De l’évaluation basée sur des critères indépendants les uns des autres…
Au nombre des principes régissant l’évaluation certificative selon l’Apc, on peut citer notamment l’indépendance des critères d’évaluation. En mathématiques, il y a le critère «pertinence» (l’évalué a choisi l’opération convenable) et la «justesse» (l’opération effectuée est juste) ; il peut engranger les points de l’un ou l’autre de ces critères à chaque fois. Exemple : montant de la remise
– (320 000 X5)/100 = 1600 F (il est pertinent car l’opération choisie est convenable, mais le résultat est faux)
– (320 000 x100)/5 = 6 400 000 F (il n’est pas pertinent car l’opération n’est pas convenable, mais le résultat de son opération est juste)
Malgré le caractère loufoque de son résultat, il prend les points réservés à la justesse.
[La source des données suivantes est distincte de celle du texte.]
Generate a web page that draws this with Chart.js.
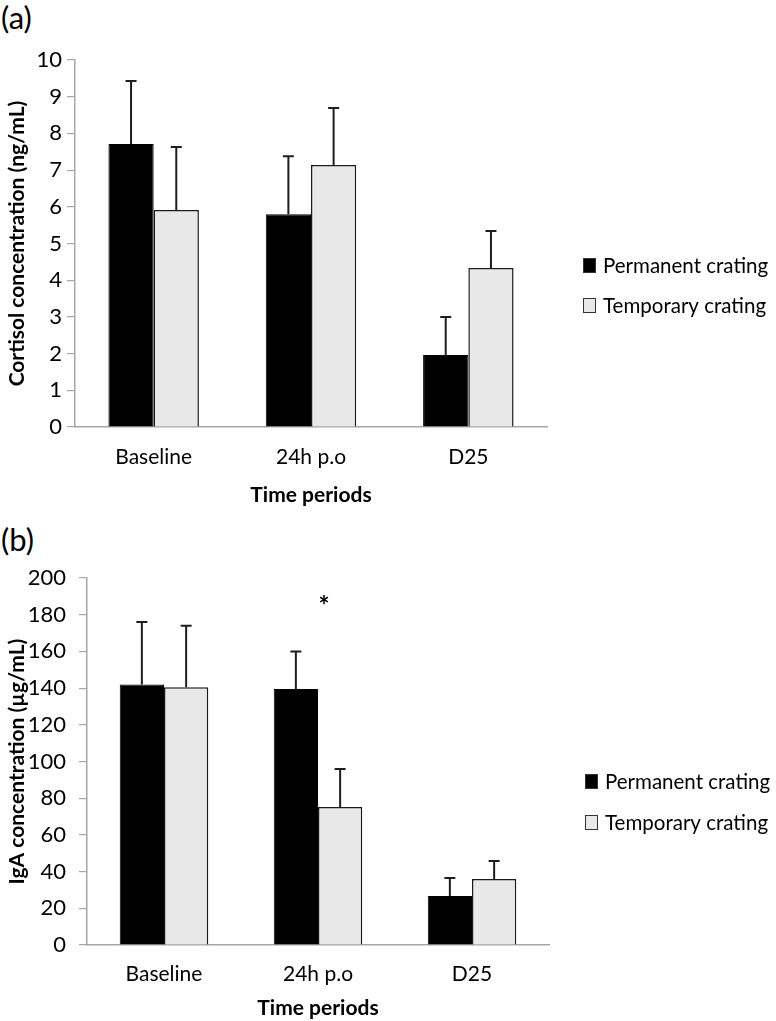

De plus, le correcteur est tenu de suivre l’élève avec son propre résultat. Le temps où l’élève avait 0 (zéro) dès qu’il fausse la première opération est révolu. L’évaluation devient plus rigoureuse et plus juste. Evaluer ne signifie pas sanctionner, mais extraire de la valeur.
Pour ne pas conclure…
Nous rappelons que l’apprentissage du raisonnement constitue une des finalités de l’enseignement des mathématiques ; et «les problèmes constituent des moyens privilégiés de formation à ce raisonnement».
Il faut éviter d’habituer nos enfants à chercher des solutions dans un grenier de problèmes. Le problème c’est normalement une situation nouvelle que l’élève cherche à résoudre par ses moyens intellectuels… Ce faisant, nous pouvons espérer que les lauréats sortant de l’école élémentaire seront dotés «d’un outil intellectuel leur permettant d’appréhender des situations nouvelles».